Ex-U.S. Navy serviceman to face possible deportation on January 10

By Natasha Waldron Anthony

A 36-year-old Guyanese, who resides in the United States and has served in the U.S. Navy as a Petty Officer, First Class, awaits his fate to either be deported or remain in the U.S. on January 10, 2011 

The Yonkers, New York resident, who has been living in the U.S. since 1988, was detained at the JFK International Airport on November 25, 2010 after returning from vacation in Jamaica. 

The man’s attorney, Angelo MacDonald, of MacDonald Law firm in Manhattan, told Guyana Times International that his client was convicted of manslaughter in the second degree in 2002, following an accident involving the car he was driving while intoxicated, which resulted in the death of one of his close friends.

MacDonald said the conviction in New York is equivalent to involuntary manslaughter, not a voluntary act.

He told this publication that when his client arrived from Jamaica at the JFK Airport in New York on Thanksgiving Night, it prompted the U.S. Customs and Immigration officers to pay closer attention to him, since he was travelling alone, as his wife had returned to the U.S.A. the day before. 

When the officers saw the 2002 conviction record, they detained the man to then initiate deportation proceedings against him. 

McDonald said, “You’re a Green Card holder, spent almost your whole life here. You’ve served your country, you’ve worked, paid your taxes, but you’re not a citizen; and because you’ve had a criminal conviction, depending on the conviction, you can be taken into custody, held without bail, held for  a long period of time, denied from seeing a judge, not entitled to a lawyer at the government’s expense, and you can be sent anywhere in the country, you have no control over it. All of that is legal, and it’s the way, and you can’t stop that.” 

His client was taken to the Hudson County Jail in New Jersey that same night, where he awaited documentation explaining why he was being deported to Guyana. However, since that piece of paper was not presented to the Immigration Court in Manhattan, the judge threw out the case. 

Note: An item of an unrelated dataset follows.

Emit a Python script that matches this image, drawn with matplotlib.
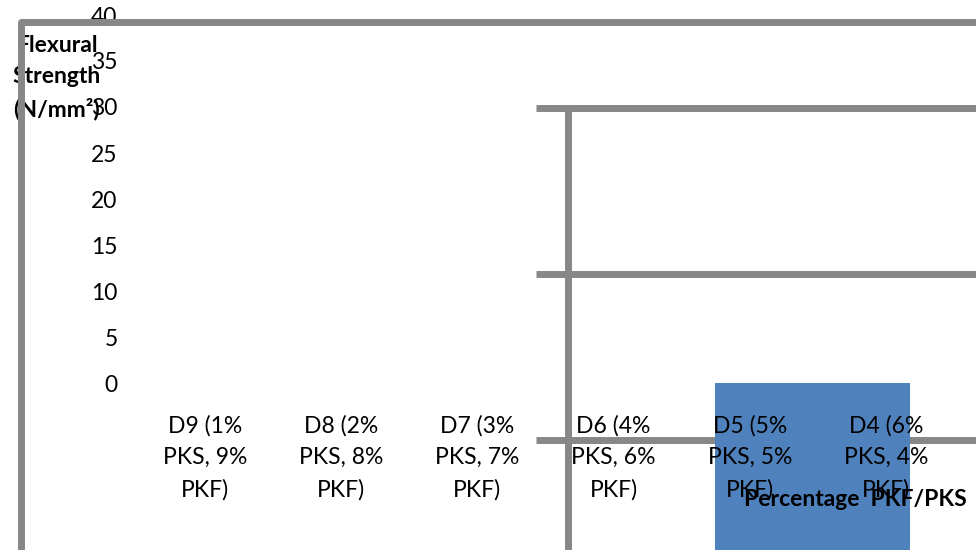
import matplotlib
matplotlib.use("Agg")
import matplotlib.pyplot as plt
from matplotlib.lines import Line2D

plt.rcParams["font.family"] = ["Lato", "DejaVu Sans"]

# mix labels, PKS share then PKF share
categories = ["D9", "D8", "D7", "D6", "D5", "D4"]
pks_pct = [1, 2, 3, 4, 5, 6]
pkf_pct = [9, 8, 7, 6, 5, 4]
y_ticks = [0, 5, 10, 15, 20, 25, 30, 35, 40]

# single stray bar hanging below the zero line
bar_pos = [4.46]
bar_width = 1.43
bar_value = [-20]

GREY = "#878787"
BLUE = "#4f81bd"
W, H = 976, 550
FS = 16.5

labels = [f"{c} ({s}%\nPKS, {f}%\nPKF)" for c, s, f in zip(categories, pks_pct, pkf_pct)]

fig = plt.figure(figsize=(W / 100, H / 100), dpi=100)
ax = fig.add_axes([137 / W, (H - 383) / H, 817 / W, 368 / H])
ax.patch.set_visible(False)
for s in ax.spines.values():
    s.set_visible(False)

ax.set_xlim(-0.5, len(categories) - 0.5)
ax.set_ylim(0, 40)
ax.set_yticks(y_ticks)
ax.set_xticks(range(len(categories)))
ax.set_xticklabels(labels, fontsize=FS, linespacing=1.64)
ax.tick_params(axis="y", length=0, pad=14, labelsize=FS)
ax.tick_params(axis="x", length=0, pad=23)

ax.set_ylabel("Flexural\nStrength\n(N/mm²)", rotation=0, fontsize=FS,
              fontweight="bold", linespacing=1.6, ha="center", va="center")
ax.yaxis.set_label_coords(-0.098, 0.83)
ax.set_xlabel("Percentage  PKF/PKS", fontsize=FS, fontweight="bold")
ax.xaxis.set_label_coords(0.879, -0.287)

ax.bar(bar_pos, bar_value, width=bar_width, color=BLUE, zorder=2, clip_on=False)

# grey frame lines, in figure pixels measured from the top
def frame(xs, ys):
    ax.add_line(Line2D([x / W for x in xs], [1 - y / H for y in ys],
                       transform=fig.transFigure, color=GREY, lw=5.0,
                       solid_capstyle="butt", solid_joinstyle="round",
                       zorder=1, clip_on=False))

frame([21, 21, 990], [560, 22, 22])
frame([536, 990], [108, 108])
frame([536, 990], [274, 274])
frame([536, 990], [440, 440])
frame([568, 568], [108, 560])

ax.yaxis.set_zorder(0.5)
ax.xaxis.set_zorder(3)

fig.savefig("out.png", dpi=100)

That was earlier this month, on December 14, after MacDonald submitted a motion for bond or bail on December 3, challenging that the 2002 conviction was involuntary and was not considered serious enough for removal. 

And his client was released from the New Jersey jail a week later and has to return to the JFK Airport in New York on January 10. 

However, since nothing has happened, the attorney says going to federal court to stop them is not an option now, “they could end up just giving him back his Green Card and he goes along with his life, or they can take him into custody again. We just don’t know right now.” 

MacDonald is advising all Green card holders that, once it is possible to become a U.S. citizen, do it, as it offers you all the rights and protection as any person who is actually born here in the USA. 

His client is married to a U.S. citizen and works in the construction industry.